If my trainer and some of my barn goes to it, and if she says me and Blue are ready, we go. Our barn is an eventing barn and we travel up to 15 hours sometimes for a show.


----------



## PoptartShop (Jul 25, 2010)

Good judges, nice parking, good, safe place, & not too far for driving. & English of course.


----------



## RubaiyateBandit (Jan 25, 2009)

Anything nearby, under $10/class, fit between school and work, and allows for unregistered horses. I don't show very seriously -- it's mostly for fun and to get my horses exposed to new things. 
However, the only local shows that are close enough are at the county fairgrounds, and a good deal of them aren't publicly announced. So it's really hard to figure out when the next show is. o_o


----------



## chazzix (Apr 11, 2009)

good grounds 
good parking 
within a hours jerney , 
reprotation of the venue and past shows 
good classes? x


----------



## GottaRide (Dec 10, 2007)

This has been a tough decision for me lately. My horse show budget has been wiped clean by car & truck repairs this year so my initial goal of obtaining Top 5 in Zone 5 is out the window. Now I'm looking for open shows to attend this summer. These shows would need to have the following requirements:

= about 2 hour drive (or so) from home.
= PAC approved
= approved for state championship qualifications
= daily high point awards
= jackpot classes
= history of large classes
= good judge

If there are two shows on the same day that I have to decide between, I look to see which show has the better judge.


----------



## farmpony84 (Apr 21, 2008)

Decent footing and warm-up areas are important. Locality to my home. No more then 4 hours for an AQHA show and then the stalls must be safe and I prefer to camp there rather then stay at a hotel. Judges are also something that are taken into consideration.


----------



## photocowgirl (Mar 4, 2009)

I wish there were shows around here with high point awards and classes under $10...
It seems to be slim pickins around here...but I just moved here a couple of years ago so maybe I'm just not in the loop...

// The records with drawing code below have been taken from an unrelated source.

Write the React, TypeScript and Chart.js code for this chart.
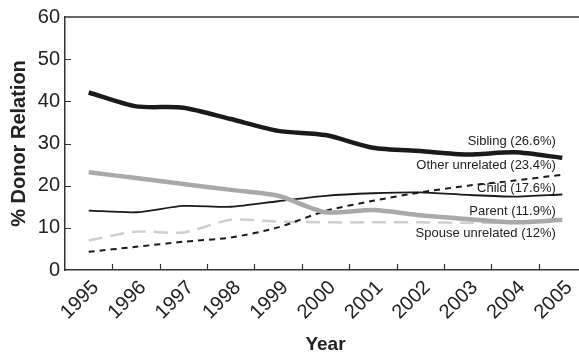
import React, { useEffect, useRef } from "react";
import { Chart, registerables } from "chart.js";

Chart.register(...registerables);

const years = ["1995", "1996", "1997", "1998", "1999", "2000", "2001", "2002", "2003", "2004", "2005"];
const sibling = [42.1, 38.8, 38.5, 35.8, 33.0, 32.0, 29.0, 28.2, 27.4, 27.9, 26.6];
const parent = [23.2, 21.8, 20.4, 19.0, 17.6, 13.7, 14.2, 13.0, 12.1, 11.3, 11.9];
const child = [14.1, 13.7, 15.2, 15.0, 16.3, 17.6, 18.2, 18.4, 17.8, 17.4, 17.9];
const otherUnrelated = [4.3, 5.5, 6.7, 7.7, 10.1, 14.0, 16.4, 18.4, 20.0, 21.2, 22.6];
const spouseUnrelated = [7.0, 9.1, 8.9, 11.9, 11.5, 11.3, 11.3, 11.3, 11.2, 11.3, 11.8];
const yTicks = [0, 10, 20, 30, 40, 50, 60];

const endLabels = [
  "Sibling (26.6%)",
  "Other unrelated (23.4%)",
  "Child (17.6%)",
  "Parent (11.9%)",
  "Spouse unrelated (12%)",
];
const endLabelValues = [30.4, 24.8, 19.3, 14.0, 8.6];

const FONT = "'Liberation Sans', Arial, Helvetica, sans-serif";

const framePlugin = {
  id: "frame",
  afterDatasetsDraw(chart: any) {
    const { ctx, chartArea, scales } = chart;
    const x = scales.x;
    const y = scales.y;
    ctx.save();
    ctx.strokeStyle = "#333";
    ctx.lineWidth = 1.5;
    ctx.beginPath();
    ctx.moveTo(chartArea.left, chartArea.top);
    ctx.lineTo(chartArea.right, chartArea.top);
    ctx.stroke();
    ctx.lineWidth = 1.2;
    ctx.beginPath();
    yTicks.forEach((v) => {
      if (v === 0 || v === 60) return;
      const py = Math.round(y.getPixelForValue(v)) + 0.5;
      ctx.moveTo(chartArea.left, py);
      ctx.lineTo(chartArea.left + 6, py);
    });
    for (let i = 1; i < years.length; i++) {
      const px = Math.round((x.getPixelForValue(i - 1) + x.getPixelForValue(i)) / 2) + 0.5;
      ctx.moveTo(px, chartArea.bottom);
      ctx.lineTo(px, chartArea.bottom - 6);
    }
    ctx.stroke();

    ctx.fillStyle = "#222";
    ctx.font = `13px ${FONT}`;
    ctx.textAlign = "right";
    ctx.textBaseline = "middle";
    const lx = x.getPixelForValue(years.length - 1) - 6.5;
    endLabels.forEach((t, i) => {
      ctx.fillText(t, lx, y.getPixelForValue(endLabelValues[i]));
    });
    ctx.restore();
  },
};

export default function App() {
  const ref = useRef<HTMLCanvasElement>(null);
  useEffect(() => {
    document.body.style.overflow = "hidden";
    const chart = new Chart(ref.current!, {
      type: "line",
      data: {
        labels: years,
        datasets: [
          { label: "Sibling", data: sibling, borderColor: "#1a1a1a", borderWidth: 4.5, order: 1 },
          { label: "Parent", data: parent, borderColor: "#a9a9a9", borderWidth: 4.5, order: 2 },
          { label: "Child", data: child, borderColor: "#1a1a1a", borderWidth: 1.8, order: 3 },
          { label: "Other unrelated", data: otherUnrelated, borderColor: "#1a1a1a", borderWidth: 2, borderDash: [6, 5], order: 4 },
          { label: "Spouse unrelated", data: spouseUnrelated, borderColor: "#cfcfcf", borderWidth: 2.5, borderDash: [14, 8], order: 5 },
        ].map((d) => ({ ...d, pointRadius: 0, tension: 0.25, fill: false })),
      },
      options: {
        animation: false,
        responsive: false,
        layout: { padding: { top: 17, right: 1, left: 0, bottom: 0 } },
        plugins: { legend: { display: false }, tooltip: { enabled: false } },
        scales: {
          x: {
            type: "category",
            offset: true,
            grid: { display: false, drawTicks: false, offset: true },
            border: { display: true, color: "#333", width: 1.5 },
            ticks: {
              autoSkip: false,
              maxRotation: 45,
              minRotation: 45,
              padding: 6,
              labelOffset: 7,
              color: "#222",
              font: { family: FONT, size: 20 },
            },
            title: {
              display: true,
              text: "Year",
              color: "#222",
              font: { family: FONT, size: 19, weight: "bold" },
              padding: { top: 0, bottom: 0 },
            },
            afterFit: (s: any) => {
              s.height = 86;
            },
          },
          y: {
            min: 0,
            max: 60,
            grid: { display: false, drawTicks: false },
            border: { display: true, color: "#333", width: 1.5 },
            ticks: {
              stepSize: 10,
              padding: 5,
              color: "#222",
              font: { family: FONT, size: 20 },
            },
            title: {
              display: true,
              text: "% Donor Relation",
              color: "#222",
              font: { family: FONT, size: 20, weight: "bold" },
              padding: { top: 7, bottom: 0 },
            },
            afterFit: (s: any) => {
              s.width = 65;
            },
          },
        },
      },
      plugins: [framePlugin],
    });
    return () => chart.destroy();
  }, []);
  return (
    <div style={{ position: "fixed", left: 0, top: 0, width: 579, height: 356, overflow: "hidden", background: "#fff" }}>
      <canvas ref={ref} width={587} height={356} style={{ display: "block", width: 587, height: 356 }} />
    </div>
  );
}
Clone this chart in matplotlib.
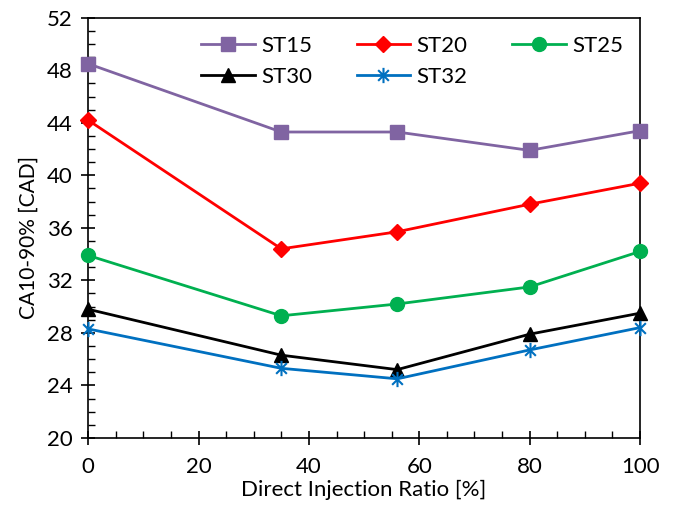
import matplotlib.pyplot as plt
from matplotlib.path import Path
from matplotlib.ticker import MultipleLocator

plt.rcParams['font.family'] = ['Lato', 'DejaVu Sans']

# Direct injection ratio [%]
di_ratio = [0, 35, 56, 80, 100]

# CA10-90% burn duration [CAD] for each start timing
st15 = [48.5, 43.3, 43.3, 41.9, 43.4]
st20 = [44.2, 34.4, 35.7, 37.8, 39.4]
st25 = [33.9, 29.3, 30.2, 31.5, 34.2]
st30 = [29.8, 26.3, 25.2, 27.9, 29.5]
st32 = [28.3, 25.3, 24.5, 26.7, 28.4]

# asterisk: vertical stroke plus an X
star = Path([(0, -1), (0, 1), (-0.7, -0.7), (0.7, 0.7), (-0.7, 0.7), (0.7, -0.7)],
            [Path.MOVETO, Path.LINETO] * 3)

fig = plt.figure(figsize=(6.73, 5.08), dpi=100)
ax = fig.add_axes([0.131, 0.138, 0.820, 0.827])

h15, = ax.plot(di_ratio, st15, color='#8064A2', marker='s', markersize=10, lw=2, label='ST15', clip_on=False, zorder=3)
h20, = ax.plot(di_ratio, st20, color='#FF0000', marker='D', markersize=8, lw=2, label='ST20', clip_on=False, zorder=3)
h25, = ax.plot(di_ratio, st25, color='#00B050', marker='o', markersize=10, lw=2, label='ST25', clip_on=False, zorder=3)
h30, = ax.plot(di_ratio, st30, color='black', marker='^', markersize=10, lw=2, label='ST30', clip_on=False, zorder=3)
h32, = ax.plot(di_ratio, st32, color='#0070C0', marker=star, markersize=11, mew=1.5, lw=2, label='ST32', clip_on=False, zorder=3)

ax.set_xlim(0, 100)
ax.set_ylim(20, 52)
ax.xaxis.set_major_locator(MultipleLocator(20))
ax.xaxis.set_minor_locator(MultipleLocator(5))
ax.yaxis.set_major_locator(MultipleLocator(4))
ax.yaxis.set_minor_locator(MultipleLocator(1))
ax.tick_params(which='major', direction='inout', length=10, width=1.2, labelsize=16, pad=6)
ax.tick_params(which='minor', direction='in', length=5, width=1)
ax.tick_params(axis='x', pad=9)
for s in ax.spines.values():
    s.set_linewidth(1.2)

ax.set_xlabel('Direct Injection Ratio [%]', fontsize=16, labelpad=2)
ax.set_ylabel('CA10-90% [CAD]', fontsize=15)
ax.yaxis.set_label_coords(-0.09, 0.476)

# row-wise order: ST15 ST20 ST25 / ST30 ST32
handles = [h15, h30, h20, h32, h25]
ax.legend(handles, [h.get_label() for h in handles], ncol=3,
          loc='upper left', bbox_to_anchor=(0.205, 0.957), frameon=False,
          fontsize=16, handlelength=2.4, columnspacing=2.0, handletextpad=0.3,
          labelspacing=0.5, borderaxespad=0, borderpad=0)

fig.savefig('out.png', dpi=100)
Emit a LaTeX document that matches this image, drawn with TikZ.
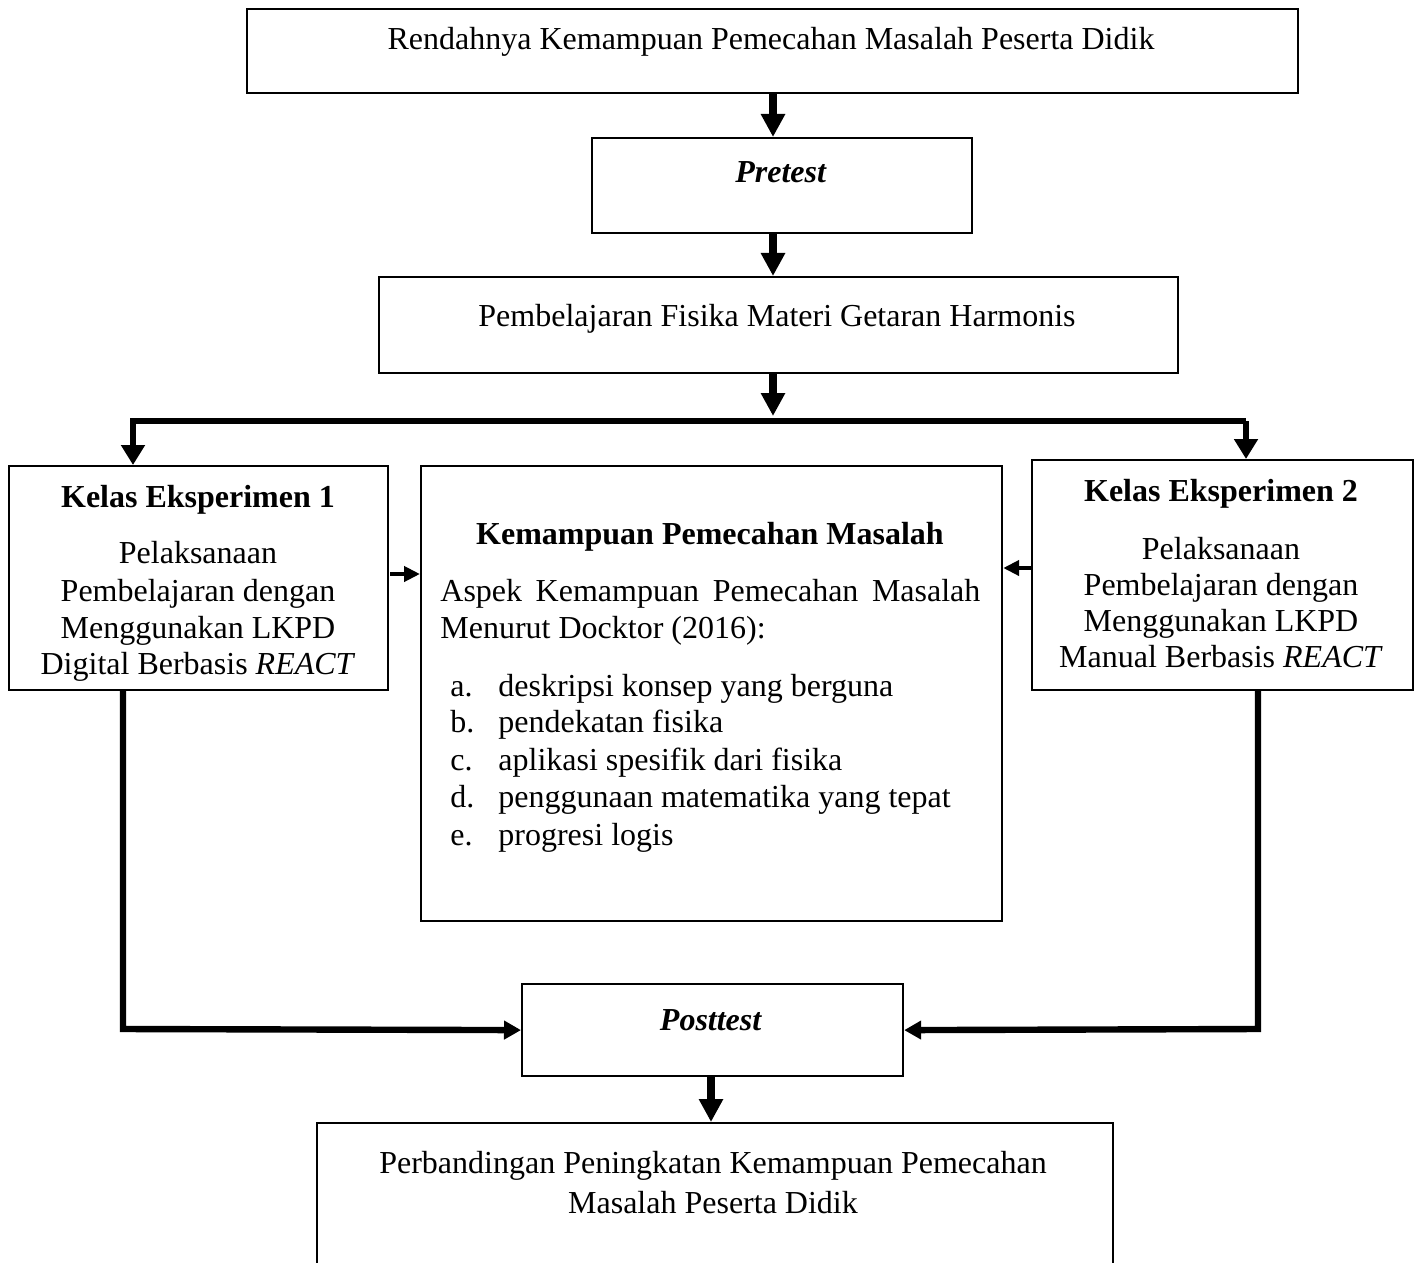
\documentclass[tikz,border=0pt]{standalone}
\usepackage{fontspec}
\setmainfont{Liberation Serif}
\usetikzlibrary{arrows.meta,calc}
\begin{document}
\begin{tikzpicture}[x=0.5pt,y=-0.5pt,
  box/.style={draw,line width=1.1pt,inner sep=0pt,anchor=north west},
  txt/.style={anchor=base,inner sep=0pt,font=\fontsize{16pt}{18.5pt}\selectfont},
  txtl/.style={anchor=base west,inner sep=0pt,font=\fontsize{16pt}{18.5pt}\selectfont},
  bigarr/.style={line width=3.6pt,-{Triangle[length=11.5pt,width=11.5pt]}},
  brarr/.style={line width=3.2pt,line join=miter,-{Triangle[length=10pt,width=11.5pt]}},
  sidearr/.style={line width=3.2pt,line join=miter,-{Triangle[length=8.5pt,width=9pt]}},
  smallarr/.style={line width=2pt,-{Triangle[length=8pt,width=7.5pt]}}]
\useasboundingbox (0,0) rectangle (1416,1262);
\clip (0,0) rectangle (1416,1262);
% boxes
\node[box,minimum width=525.5pt,minimum height=42pt] (b1) at (246,8) {};
\node[box,minimum width=190pt,minimum height=47.5pt] (pre) at (591,137) {};
\node[box,minimum width=399.5pt,minimum height=48pt] (b3) at (378,276) {};
\node[box,minimum width=189.5pt,minimum height=112pt] (k1) at (8,465) {};
\node[box,minimum width=290.5pt,minimum height=227.5pt] (mid) at (420,465) {};
\node[box,minimum width=190.5pt,minimum height=115pt] (k2) at (1031,459) {};
\node[box,minimum width=190.5pt,minimum height=46pt] (post) at (521,983) {};
\node[box,minimum width=398pt,minimum height=89pt] (bot) at (316,1122) {};
% texts
\node[txt] (t1) at (771,50) {Rendahnya Kemampuan Pemecahan Masalah Peserta Didik};
\node[txt] (t2) at (781,183) {\textbf{\textit{Pretest}}};
\node[txt] (t3) at (777,326) {Pembelajaran Fisika Materi Getaran Harmonis};
\node[txt] (k1a) at (198,507) {\textbf{Kelas Eksperimen 1}};
\node[txt] (k1b) at (198,563) {Pelaksanaan};
\node[txt] (k1c) at (198,601) {Pembelajaran dengan};
\node[txt] (k1d) at (198,638) {Menggunakan LKPD};
\node[txt] (k1e) at (198,674) {Digital Berbasis \textit{REACT}};
\node[txt] (k2a) at (1221,501) {\textbf{Kelas Eksperimen 2}};
\node[txt] (k2b) at (1221,559) {Pelaksanaan};
\node[txt] (k2c) at (1221,595) {Pembelajaran dengan};
\node[txt] (k2d) at (1221,631) {Menggunakan LKPD};
\node[txt] (k2e) at (1221,667) {Manual Berbasis \textit{REACT}};
\node[txt] (ma) at (710,544) {\textbf{Kemampuan Pemecahan Masalah}};
\node[txtl] (mb) at (440,601) {\makebox[270pt][s]{Aspek Kemampuan Pemecahan Masalah}};
\node[txtl] (mc) at (440,638) {Menurut Docktor (2016):};
\node[txtl] (la) at (450,696) {a.};
\node[txtl] (lb) at (450,732) {b.};
\node[txtl] (lc) at (450,770) {c.};
\node[txtl] (ld) at (450,807) {d.};
\node[txtl] (le) at (450,845) {e.};
\node[txtl] (ia) at (498,696) {deskripsi konsep yang berguna};
\node[txtl] (ib) at (498,732) {pendekatan fisika};
\node[txtl] (ic) at (498,770) {aplikasi spesifik dari fisika};
\node[txtl] (id) at (498,807) {penggunaan matematika yang tepat};
\node[txtl] (ie) at (498,845) {progresi logis};
\node[txt] (tp) at (711,1030) {\textbf{\textit{Posttest}}};
\node[txt] (tb1) at (713,1173) {Perbandingan Peningkatan Kemampuan Pemecahan};
\node[txt] (tb2) at (713,1213) {Masalah Peserta Didik};
% coordinates
\coordinate (br) at (773,416);
\coordinate (brL) at (133,421);
\coordinate (brR) at (1246,421);
\coordinate (sL) at (390,574);
\coordinate (sR) at (1031,568);
\coordinate (cL) at (123,1029);
\coordinate (cR) at (1258,1029);
% connectors
\draw[bigarr] (b1.south -| br) -- (pre.north -| br);
\draw[bigarr] (pre.south -| br) -- (b3.north -| br);
\draw[bigarr] (b3.south -| br) -- (br);
\draw[brarr] (brR) -- (brL) -- (k1.north -| brL);
\draw[brarr] (brR) -- (k2.north -| brR);
\draw[smallarr] (sL) -- (mid.west |- sL);
\draw[smallarr] (k2.west |- sR) -- (mid.east |- sR);
\draw[sidearr] (k1.south -| cL) -- (cL) -- (post.west);
\draw[sidearr] (k2.south -| cR) -- (cR) -- (post.east);
\draw[bigarr] (post.south -| tp) -- (bot.north -| tp);
\end{tikzpicture}
\end{document}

It used to be I'd haul to anything I could afford within about 4 hours for ApHC shows, but now I just want to find a decent open show within 45 minutes and classes around the $5 range...growing up makes you broke Basically I take what I can get.

When I was little (like 10-15 years ago) we used to show a lot of fun shows that were $5 to show all day. The judges usually stank, but it made for a fun cheap day. Wish there were more around now.


----------